Try to Lower the Stakes of the Job-Interview Dinner, Chronicle of Higher Education, October 22, 2018.
Is Your Job Necessary? (review essay on working life), America, October 24, 2018
When Work and Meaning Part Ways, The Hedgehog Review, Fall 2018 *
All Work, No Ethic, The Hedgehog Review (blog), November 5, 2018
Vocation and the Realities of Burnout, Vocation Matters (blog), November 13, 2018
A quick appeal: You can read all of these articles for free. But it costs money to produce them. No one writes or edits to get rich. We do it to inform, delight, and provoke you. That doesn't mean we should have to do it for free or not at all, though. No one wants to pay for what they read. I don't want to pay for what I read! But to a large extent, I do. I also don't want to pay for an oil change, or for trash pickup. The auto mechanics and the trash collectors (rightly) take coercive measures to make you pay or go without their services. Writers and editors don't -- at least, not quite so extensively. We make our work available for free as an act of goodwill, and in the hope that you'll like what you read and decide to subscribe to what's often a small but excellent magazine.
It's not easy to write so many words and endure so much rejection in the effort to publish a dozen essays. I get down about how it often seems I'm writing into a void, and how I quit a slowly-dying industry only to get into a rapidly-dying one. And I'm 43, for crying out loud. I'm new to this but too old to be considered "emerging." I never qualified for a "40 under 40" list. I keep refreshing my email inbox to see if maybe I'll find (an) acceptance. Nope. Nothing, yet again.
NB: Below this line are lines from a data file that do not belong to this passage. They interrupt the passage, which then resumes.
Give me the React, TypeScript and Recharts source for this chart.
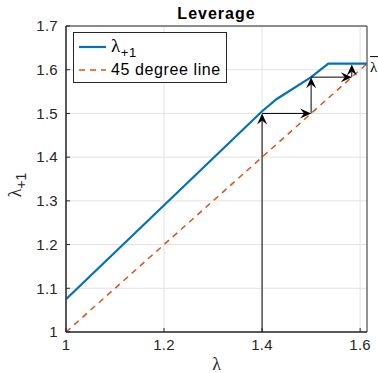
import React from 'react';
import {
  LineChart,
  Line,
  XAxis,
  YAxis,
  CartesianGrid,
  ReferenceLine,
  ReferenceArea,
  ReferenceDot,
  Legend,
} from 'recharts';

// lambda -> lambda_{+1} map (piecewise)
const lambdaGrid = [1, 1.4, 1.43, 1.5, 1.535, 1.614];
const lambdaNext = [1.075, 1.505, 1.533, 1.583, 1.614, 1.614];
const diagonalX = [1, 1.614];
const lambdaBar = 1.614;

// cobweb arrows: start and end points
const arrowX0 = [1.4, 1.4, 1.5, 1.5, 1.583];
const arrowY0 = [1, 1.5, 1.5, 1.583, 1.583];
const arrowX1 = [1.4, 1.5, 1.5, 1.583, 1.583];
const arrowY1 = [1.5, 1.5, 1.583, 1.583, 1.612];

const xTicks = [1, 1.2, 1.4, 1.6];
const yTicks = [1, 1.1, 1.2, 1.3, 1.4, 1.5, 1.6, 1.7];

const BLUE = '#0072BD';
const ORANGE = '#D95319';
const INK = '#262626';
const FONT = '"Liberation Sans", Arial, Helvetica, sans-serif';
const SERIF = '"Liberation Serif", "Times New Roman", serif';

const curve = lambdaGrid.map((x, i) => ({ x, y: lambdaNext[i] }));
const diagonal = diagonalX.map((x) => ({ x, y: x }));
const arrows = arrowX0.map((x, i) => [
  { x, y: arrowY0[i] },
  { x: arrowX1[i], y: arrowY1[i] },
]);

const Arrow = (props: any) => {
  const { x1, y1, x2, y2 } = props;
  const dx = x2 - x1;
  const dy = y2 - y1;
  const len = Math.hypot(dx, dy) || 1;
  const ux = dx / len;
  const uy = dy / len;
  const px = -uy;
  const py = ux;
  const L = 11;
  const W = 5;
  const N = 7;
  const pts = [
    [x2, y2],
    [x2 - ux * L + px * W, y2 - uy * L + py * W],
    [x2 - ux * N, y2 - uy * N],
    [x2 - ux * L - px * W, y2 - uy * L - py * W],
  ]
    .map((p) => p.join(','))
    .join(' ');
  return (
    <g>
      <line x1={x1} y1={y1} x2={x2 - ux * N} y2={y2 - uy * N} stroke="#000" strokeWidth={1} />
      <polygon points={pts} fill="#000" />
    </g>
  );
};

const BarLabel = (props: any) => {
  const vb = props.viewBox || {};
  const x = vb.x + 3;
  const y = vb.y + 8;
  return (
    <g>
      <line x1={x} y1={y - 15} x2={x + 9} y2={y - 15} stroke="#000" strokeWidth={1} />
      <text x={x} y={y} fontFamily={SERIF} fontSize={15} fill="#000">
        λ
      </text>
    </g>
  );
};

const YLabel = (props: any) => {
  const vb = props.viewBox || {};
  const cx = vb.x - 5;
  const cy = vb.y + vb.height / 2 + 6;
  return (
    <text transform={`rotate(-90, ${cx}, ${cy})`} x={cx} y={cy} textAnchor="middle" fill={INK}>
      <tspan fontFamily={SERIF} fontSize={18}>λ</tspan>
      <tspan fontFamily={FONT} fontSize={14} dy={5}>+1</tspan>
    </text>
  );
};

const XLabel = (props: any) => {
  const vb = props.viewBox || {};
  return (
    <text x={vb.x + vb.width / 2} y={vb.y + 38} textAnchor="middle" fontFamily={SERIF} fontSize={18} fill={INK}>
      λ
    </text>
  );
};

const LegendBox = () => (
  <div
    style={{
      boxSizing: 'border-box',
      width: 154,
      height: 51,
      border: `1px solid ${INK}`,
      background: '#fff',
      fontFamily: FONT,
      fontSize: 16,
      letterSpacing: 0.6,
      whiteSpace: 'nowrap',
      color: '#000',
      padding: '2px 0 0 4px',
    }}
  >
    <div style={{ display: 'flex', alignItems: 'center', height: 24 }}>
      <svg width={30} height={10}>
        <line x1={1} y1={5} x2={28} y2={5} stroke={BLUE} strokeWidth={2.2} />
      </svg>
      <span style={{ marginLeft: 3, lineHeight: '18px' }}>
        <span style={{ fontFamily: SERIF, fontSize: 19 }}>λ</span>
        <span style={{ position: 'relative', top: 5, fontSize: 13 }}>+1</span>
      </span>
    </div>
    <div style={{ display: 'flex', alignItems: 'center', height: 22 }}>
      <svg width={30} height={10}>
        <line x1={1} y1={5} x2={28} y2={5} stroke={ORANGE} strokeWidth={1.5} strokeDasharray="6 5" />
      </svg>
      <span style={{ marginLeft: 3, lineHeight: '18px' }}>45 degree line</span>
    </div>
  </div>
);

const tickStyle = { fill: INK, fontSize: 15, fontFamily: FONT, letterSpacing: 0.3 };

export default function App() {
  return (
    <div style={{ position: 'absolute', left: 0, top: 0, background: '#fff' }}>
      <LineChart width={378} height={373} margin={{ top: 26, right: 11, bottom: 11, left: 26 }}>
        <CartesianGrid stroke="#e2e2e2" strokeWidth={1} horizontalValues={yTicks} verticalValues={xTicks} />
        <XAxis
          type="number"
          dataKey="x"
          domain={[1, lambdaBar]}
          ticks={xTicks}
          allowDataOverflow
          height={30}
          stroke={INK}
          tickSize={-4}
          tickMargin={11}
          tick={tickStyle}
          label={{ content: XLabel }}
        />
        <XAxis
          xAxisId="top"
          orientation="top"
          type="number"
          domain={[1, lambdaBar]}
          ticks={xTicks}
          allowDataOverflow
          height={0}
          stroke={INK}
          axisLine={false}
          tickSize={-4}
          tick={false}
        />
        <YAxis
          type="number"
          dataKey="y"
          domain={[1, 1.7]}
          ticks={yTicks}
          allowDataOverflow
          width={40}
          stroke={INK}
          tickSize={-4}
          tickMargin={12}
          tick={tickStyle}
          label={{ content: YLabel }}
        />
        <YAxis
          yAxisId="right"
          orientation="right"
          type="number"
          domain={[1, 1.7]}
          ticks={yTicks}
          allowDataOverflow
          width={0}
          stroke={INK}
          axisLine={false}
          tickSize={-4}
          tick={false}
        />
        <ReferenceArea
          x1={1}
          x2={lambdaBar}
          y1={1}
          y2={1.7}
          fill="none"
          fillOpacity={0}
          stroke={INK}
          strokeWidth={1}
          label={{
            value: 'Leverage',
            position: 'top',
            offset: 7,
            fill: '#000',
            fontSize: 16,
            fontWeight: 'bold',
            fontFamily: FONT,
            letterSpacing: 1,
          }}
        />
        <Line
          data={diagonal}
          dataKey="y"
          stroke={ORANGE}
          strokeWidth={1.5}
          strokeDasharray="6 5"
          dot={false}
          isAnimationActive={false}
          legendType="none"
        />
        <Line
          data={curve}
          dataKey="y"
          stroke={BLUE}
          strokeWidth={2.2}
          dot={false}
          isAnimationActive={false}
          legendType="none"
        />
        {arrows.map((seg, i) => (
          <ReferenceLine key={`arrow-${i}`} segment={seg} shape={Arrow} ifOverflow="visible" />
        ))}
        <ReferenceDot
          x={lambdaBar}
          y={lambdaBar}
          r={0}
          fill="none"
          stroke="none"
          ifOverflow="visible"
          label={{ content: BarLabel }}
        />
        <Legend
          layout="vertical"
          align="center"
          verticalAlign="middle"
          content={LegendBox}
          wrapperStyle={{ left: 73, top: 32, width: 154, height: 51 }}
        />
      </LineChart>
    </div>
  );
}
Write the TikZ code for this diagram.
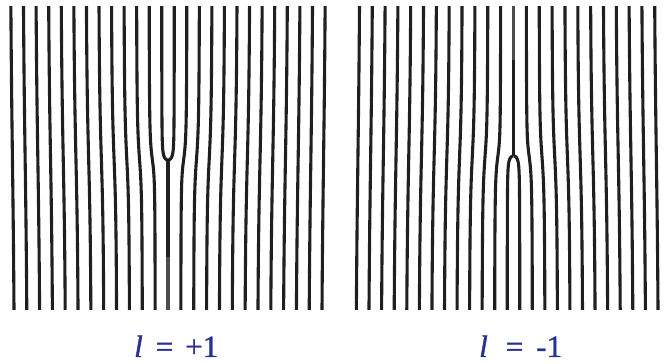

But despair doesn't get the final word. I want to close out this year's newsletters with words of of hope from Kristin Dombek that help get me through:
It is not true that you are unusually bad at living, or have some fatal flaw that keeps you from finding the work you should do. It is not true that you have it worse than others, or that your luck, as it is right now, is your luck forever. ... It is not true that someone’s rejection of your work will erase your own worth. It is not true that it is possible to get anywhere new except by failing deeply, many, many times. It is not true that there is some story of your life you somehow failed to find, other than the one you have. It is not true there is some better story you risk losing if you make any decisions at all. Think about it: there is only one you, versus an impossible economy. It is not true that how things are is how things have to be. It is not true that without these beliefs to which you have attached yourself, you will die. It is not true that racism will be forever, or that 21st-century capitalism and technology are somehow more specially eviscerating of all good human potential than any era before. It is not true that the world is ending, unless we let it end. Come on.
...It is not true that if you haven’t written your real, planet-changing screenplay by age 40, or 50, or 60, or 70, even if you’ve written a pile of shit so far, that you can’t and won’t do it now. It might be true that you’ll only know how to write it because you’ve written a pile of shit so far. So choose the more interesting truth: hate everything witless and shallow, immoral, and cruel, but love everything that’s taught you to know the difference, and use all this to write a better movie than you have yet, and than we have ever seen. You know as well as I do how it will be done: one page at a time, like everything else, with the help of your PAALs [friends in politics, art, academia, and literature]. Wear a seat belt until you are finished. I for one will be here, waiting to see it. You’re not done yet; it’s time to get to work.
(The full essay is behind a paywall, but you can subscribe here!)
So in 2019 my only resolution is to choose this more interesting truth, and keep writing. I'm grateful that you keep reading.